= Dataset section =
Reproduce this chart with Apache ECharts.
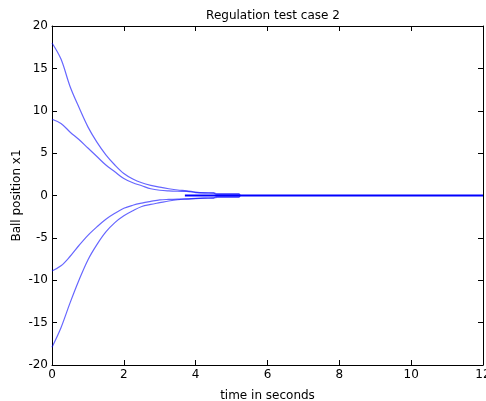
<!DOCTYPE html>
<html><head><meta charset="utf-8">
<script src="https://cdn.jsdelivr.net/npm/echarts@6/dist/echarts.min.js"></script>
<style>html,body{margin:0;padding:0;background:#fff}#c{width:486px;height:401px}</style>
</head><body><div id="c"></div>
<script>
var time  = [0,0.25,0.5,0.75,1,1.25,1.5,1.75,2,2.25,2.5,2.75,3,3.25,3.5,3.75,4,4.25,4.5,4.6,5.2,5.25,12];
var caseA = [18,16.1,12.9,10.4,8.1,6.3,4.8,3.6,2.6,1.95,1.5,1.2,0.98,0.8,0.65,0.55,0.4,0.32,0.3,0.22,0.22,0,0];
var caseB = [9,8.5,7.5,6.6,5.6,4.6,3.6,2.8,2.0,1.5,1.15,0.8,0.62,0.54,0.5,0.48,0.35,0.3,0.28,0.1,0.1,0,0];
var caseC = [-8.9,-8.3,-7.2,-5.9,-4.7,-3.7,-2.8,-2.1,-1.5,-1.15,-0.9,-0.7,-0.52,-0.46,-0.42,-0.4,-0.33,-0.3,-0.28,-0.1,-0.1,0,0];
var caseD = [-17.9,-15.6,-12.7,-10.0,-7.6,-5.8,-4.3,-3.2,-2.4,-1.8,-1.3,-1.05,-0.85,-0.65,-0.5,-0.42,-0.36,-0.32,-0.3,-0.22,-0.22,0,0];
var zeroTime = [3.7, 12];
var zeroVals = [0, 0];
var xTicks = [0,2,4,6,8,10,12];
var yTicks = [-20,-15,-10,-5,0,5,10,15,20];

function pairs(ts, ys){ return ts.map(function(t,i){ return [t, ys[i]]; }); }
var font = 'DejaVu Sans, sans-serif';
var chart = echarts.init(document.getElementById('c'), null, {renderer:'canvas'});
function line(ys){
  return {type:'line', data:pairs(time, ys), showSymbol:false, smooth:0.35, silent:true,
    lineStyle:{color:'rgba(0,0,255,0.6)', width:1.2}, animation:false, z:2};
}
chart.setOption({
  animation:false,
  title:{text:'Regulation test case 2', left:268, textAlign:'center', top:5,
    textStyle:{fontFamily:font, fontSize:12, fontWeight:'normal', color:'#000'}},
  grid:{left:52, right:3, top:26, bottom:36, containLabel:false, outerBoundsMode:'none'},
  xAxis:[{type:'value', min:xTicks[0], max:xTicks[xTicks.length-1], interval:2,
    name:'time in seconds', nameLocation:'middle', nameGap:25, nameMoveOverlap:false,
    nameTextStyle:{fontFamily:font, fontSize:12, color:'#000'},
    axisLine:{show:true, onZero:false, lineStyle:{color:'#000', width:1}},
    axisTick:{show:true, inside:true, length:5, lineStyle:{color:'#000'}},
    axisLabel:{fontFamily:font, fontSize:12, color:'#000', margin:4},
    splitLine:{show:false}},
   {type:'value', position:'top', min:0, max:12, interval:2,
    axisLine:{show:true, onZero:false, lineStyle:{color:'#000', width:1}},
    axisTick:{show:true, inside:true, length:5, lineStyle:{color:'#000'}},
    axisLabel:{show:false}, splitLine:{show:false}}],
  yAxis:[{type:'value', min:yTicks[0], max:yTicks[yTicks.length-1], interval:5,
    name:'Ball position x1', nameLocation:'middle', nameGap:29, nameMoveOverlap:false,
    nameTextStyle:{fontFamily:font, fontSize:12, color:'#000'},
    axisLine:{show:true, onZero:false, lineStyle:{color:'#000', width:1}},
    axisTick:{show:true, inside:true, length:5, lineStyle:{color:'#000'}},
    axisLabel:{fontFamily:font, fontSize:12, color:'#000', margin:4},
    splitLine:{show:false}},
   {type:'value', position:'right', min:-20, max:20, interval:5,
    axisLine:{show:true, onZero:false, lineStyle:{color:'#000', width:1}},
    axisTick:{show:true, inside:true, length:5, lineStyle:{color:'#000'}},
    axisLabel:{show:false}, splitLine:{show:false}}],
  series:[line(caseA), line(caseB), line(caseC), line(caseD),
    {type:'line', data:pairs(zeroTime, zeroVals), showSymbol:false, silent:true,
     lineStyle:{color:'#0000ff', width:2}, z:3}]
});
</script></body></html>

= What is being asked =
Reproduce every line precisely as given, omitting all pictures.

= The result =
Reproduce this chart with Apache ECharts.
<!DOCTYPE html>
<html><head><meta charset="utf-8">
<script src="https://cdn.jsdelivr.net/npm/echarts@6/dist/echarts.min.js"></script>
<style>html,body{margin:0;padding:0;background:#fff}#c{width:486px;height:401px}</style>
</head><body><div id="c"></div>
<script>
var time  = [0,0.25,0.5,0.75,1,1.25,1.5,1.75,2,2.25,2.5,2.75,3,3.25,3.5,3.75,4,4.25,4.5,4.6,5.2,5.25,12];
var caseA = [18,16.1,12.9,10.4,8.1,6.3,4.8,3.6,2.6,1.95,1.5,1.2,0.98,0.8,0.65,0.55,0.4,0.32,0.3,0.22,0.22,0,0];
var caseB = [9,8.5,7.5,6.6,5.6,4.6,3.6,2.8,2.0,1.5,1.15,0.8,0.62,0.54,0.5,0.48,0.35,0.3,0.28,0.1,0.1,0,0];
var caseC = [-8.9,-8.3,-7.2,-5.9,-4.7,-3.7,-2.8,-2.1,-1.5,-1.15,-0.9,-0.7,-0.52,-0.46,-0.42,-0.4,-0.33,-0.3,-0.28,-0.1,-0.1,0,0];
var caseD = [-17.9,-15.6,-12.7,-10.0,-7.6,-5.8,-4.3,-3.2,-2.4,-1.8,-1.3,-1.05,-0.85,-0.65,-0.5,-0.42,-0.36,-0.32,-0.3,-0.22,-0.22,0,0];
var zeroTime = [3.7, 12];
var zeroVals = [0, 0];
var xTicks = [0,2,4,6,8,10,12];
var yTicks = [-20,-15,-10,-5,0,5,10,15,20];

function pairs(ts, ys){ return ts.map(function(t,i){ return [t, ys[i]]; }); }
var font = 'DejaVu Sans, sans-serif';
var chart = echarts.init(document.getElementById('c'), null, {renderer:'canvas'});
function line(ys){
  return {type:'line', data:pairs(time, ys), showSymbol:false, smooth:0.35, silent:true,
    lineStyle:{color:'rgba(0,0,255,0.6)', width:1.2}, animation:false, z:2};
}
chart.setOption({
  animation:false,
  title:{text:'Regulation test case 2', left:268, textAlign:'center', top:5,
    textStyle:{fontFamily:font, fontSize:12, fontWeight:'normal', color:'#000'}},
  grid:{left:52, right:3, top:26, bottom:36, containLabel:false, outerBoundsMode:'none'},
  xAxis:[{type:'value', min:xTicks[0], max:xTicks[xTicks.length-1], interval:2,
    name:'time in seconds', nameLocation:'middle', nameGap:25, nameMoveOverlap:false,
    nameTextStyle:{fontFamily:font, fontSize:12, color:'#000'},
    axisLine:{show:true, onZero:false, lineStyle:{color:'#000', width:1}},
    axisTick:{show:true, inside:true, length:5, lineStyle:{color:'#000'}},
    axisLabel:{fontFamily:font, fontSize:12, color:'#000', margin:4},
    splitLine:{show:false}},
   {type:'value', position:'top', min:0, max:12, interval:2,
    axisLine:{show:true, onZero:false, lineStyle:{color:'#000', width:1}},
    axisTick:{show:true, inside:true, length:5, lineStyle:{color:'#000'}},
    axisLabel:{show:false}, splitLine:{show:false}}],
  yAxis:[{type:'value', min:yTicks[0], max:yTicks[yTicks.length-1], interval:5,
    name:'Ball position x1', nameLocation:'middle', nameGap:29, nameMoveOverlap:false,
    nameTextStyle:{fontFamily:font, fontSize:12, color:'#000'},
    axisLine:{show:true, onZero:false, lineStyle:{color:'#000', width:1}},
    axisTick:{show:true, inside:true, length:5, lineStyle:{color:'#000'}},
    axisLabel:{fontFamily:font, fontSize:12, color:'#000', margin:4},
    splitLine:{show:false}},
   {type:'value', position:'right', min:-20, max:20, interval:5,
    axisLine:{show:true, onZero:false, lineStyle:{color:'#000', width:1}},
    axisTick:{show:true, inside:true, length:5, lineStyle:{color:'#000'}},
    axisLabel:{show:false}, splitLine:{show:false}}],
  series:[line(caseA), line(caseB), line(caseC), line(caseD),
    {type:'line', data:pairs(zeroTime, zeroVals), showSymbol:false, silent:true,
     lineStyle:{color:'#0000ff', width:2}, z:3}]
});
</script></body></html>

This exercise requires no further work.